Set exercise » Restate each line of the listing exactly, without carrying over any pictures.

Data extract »
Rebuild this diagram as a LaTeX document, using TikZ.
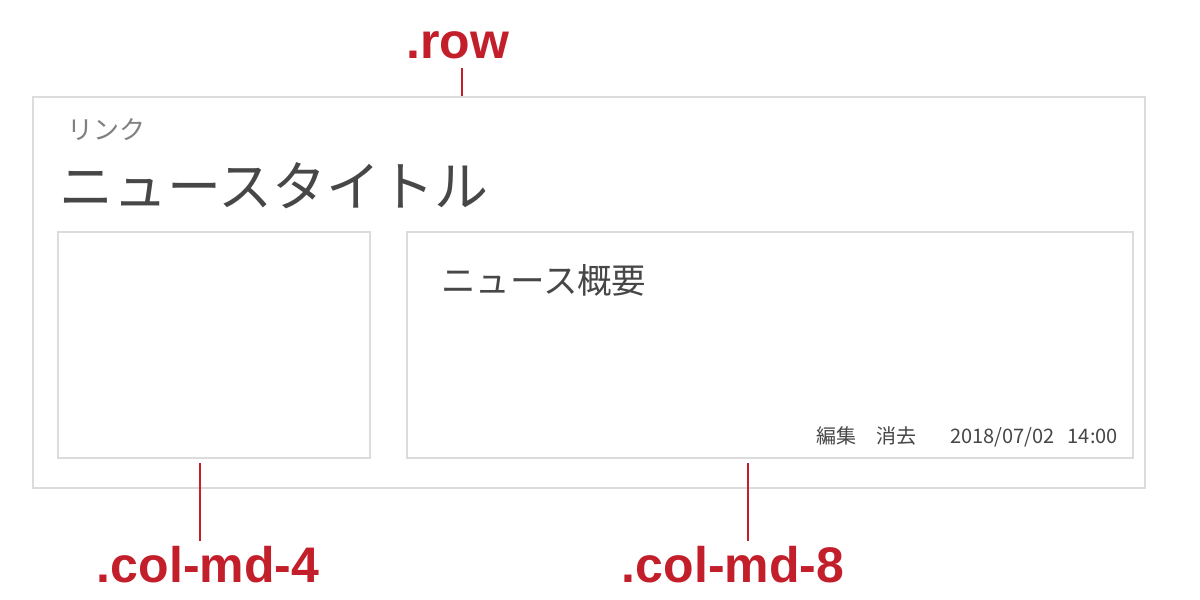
\documentclass[tikz,border=0pt]{standalone}
\usepackage{fontspec}
\setmainfont{Liberation Sans}
\newfontfamily\jp{Noto Sans CJK JP}
\definecolor{lbred}{HTML}{C21F2B}
\definecolor{boxgray}{HTML}{DCDCDC}
\begin{document}
\begin{tikzpicture}[x=1pt,y=-1pt,
  frame/.style={draw=boxgray,line width=2.5pt},
  lbl/.style={text=lbred,font=\fontsize{50}{50}\selectfont\bfseries,inner sep=0pt},
  lead/.style={draw=lbred,line width=2.5pt},
  jtxt/.style={inner sep=0pt,anchor=west}]
\useasboundingbox (0,0) rectangle (1200,600);
\fill[white] (0,0) rectangle (1200,600);
% boxes
\draw[frame] (33,97) rectangle (1145,488);
\draw[frame] (58,232) rectangle (370,458);
\draw[frame] (407,232) rectangle (1133,458);
% texts
\node[jtxt,text=black!50,font=\jp\fontsize{26}{26}\selectfont] (link) at (67,130) {リンク};
\node[jtxt,text=black!72,font=\jp\fontsize{54}{54}\selectfont] (title) at (59,186) {ニュースタイトル};
\node[jtxt,text=black!72,font=\jp\fontsize{34.5}{34.5}\selectfont] (summary) at (441,280) {ニュース概要};
\node[inner sep=0pt,anchor=east,text=black!72,font=\jp\fontsize{20}{20}\selectfont] (meta) at (1118,437) {編集\hspace{20pt}消去\hspace{34pt}2018/07/02\hspace{13pt}14:00};
% labels
\node[lbl] (row) at (458,45) {.row};
\node[lbl] (c4) at (208,565) {.col-md-4};
\node[lbl] (c8) at (733,565) {.col-md-8};
\coordinate (rowt) at (462,68);
\coordinate (rowb) at (462,96);
\coordinate (c4t) at (200,463);
\coordinate (c4b) at (200,541);
\coordinate (c8t) at (748,463);
\coordinate (c8b) at (748,541);
\draw[lead] (rowt) -- (rowb);
\draw[lead] (c4t) -- (c4b);
\draw[lead] (c8t) -- (c8b);
\end{tikzpicture}
\end{document}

Reply »
Rebuild this diagram as a LaTeX document, using TikZ.
\documentclass[tikz,border=0pt]{standalone}
\usepackage{fontspec}
\setmainfont{Liberation Sans}
\newfontfamily\jp{Noto Sans CJK JP}
\definecolor{lbred}{HTML}{C21F2B}
\definecolor{boxgray}{HTML}{DCDCDC}
\begin{document}
\begin{tikzpicture}[x=1pt,y=-1pt,
  frame/.style={draw=boxgray,line width=2.5pt},
  lbl/.style={text=lbred,font=\fontsize{50}{50}\selectfont\bfseries,inner sep=0pt},
  lead/.style={draw=lbred,line width=2.5pt},
  jtxt/.style={inner sep=0pt,anchor=west}]
\useasboundingbox (0,0) rectangle (1200,600);
\fill[white] (0,0) rectangle (1200,600);
% boxes
\draw[frame] (33,97) rectangle (1145,488);
\draw[frame] (58,232) rectangle (370,458);
\draw[frame] (407,232) rectangle (1133,458);
% texts
\node[jtxt,text=black!50,font=\jp\fontsize{26}{26}\selectfont] (link) at (67,130) {リンク};
\node[jtxt,text=black!72,font=\jp\fontsize{54}{54}\selectfont] (title) at (59,186) {ニュースタイトル};
\node[jtxt,text=black!72,font=\jp\fontsize{34.5}{34.5}\selectfont] (summary) at (441,280) {ニュース概要};
\node[inner sep=0pt,anchor=east,text=black!72,font=\jp\fontsize{20}{20}\selectfont] (meta) at (1118,437) {編集\hspace{20pt}消去\hspace{34pt}2018/07/02\hspace{13pt}14:00};
% labels
\node[lbl] (row) at (458,45) {.row};
\node[lbl] (c4) at (208,565) {.col-md-4};
\node[lbl] (c8) at (733,565) {.col-md-8};
\coordinate (rowt) at (462,68);
\coordinate (rowb) at (462,96);
\coordinate (c4t) at (200,463);
\coordinate (c4b) at (200,541);
\coordinate (c8t) at (748,463);
\coordinate (c8b) at (748,541);
\draw[lead] (rowt) -- (rowb);
\draw[lead] (c4t) -- (c4b);
\draw[lead] (c8t) -- (c8b);
\end{tikzpicture}
\end{document}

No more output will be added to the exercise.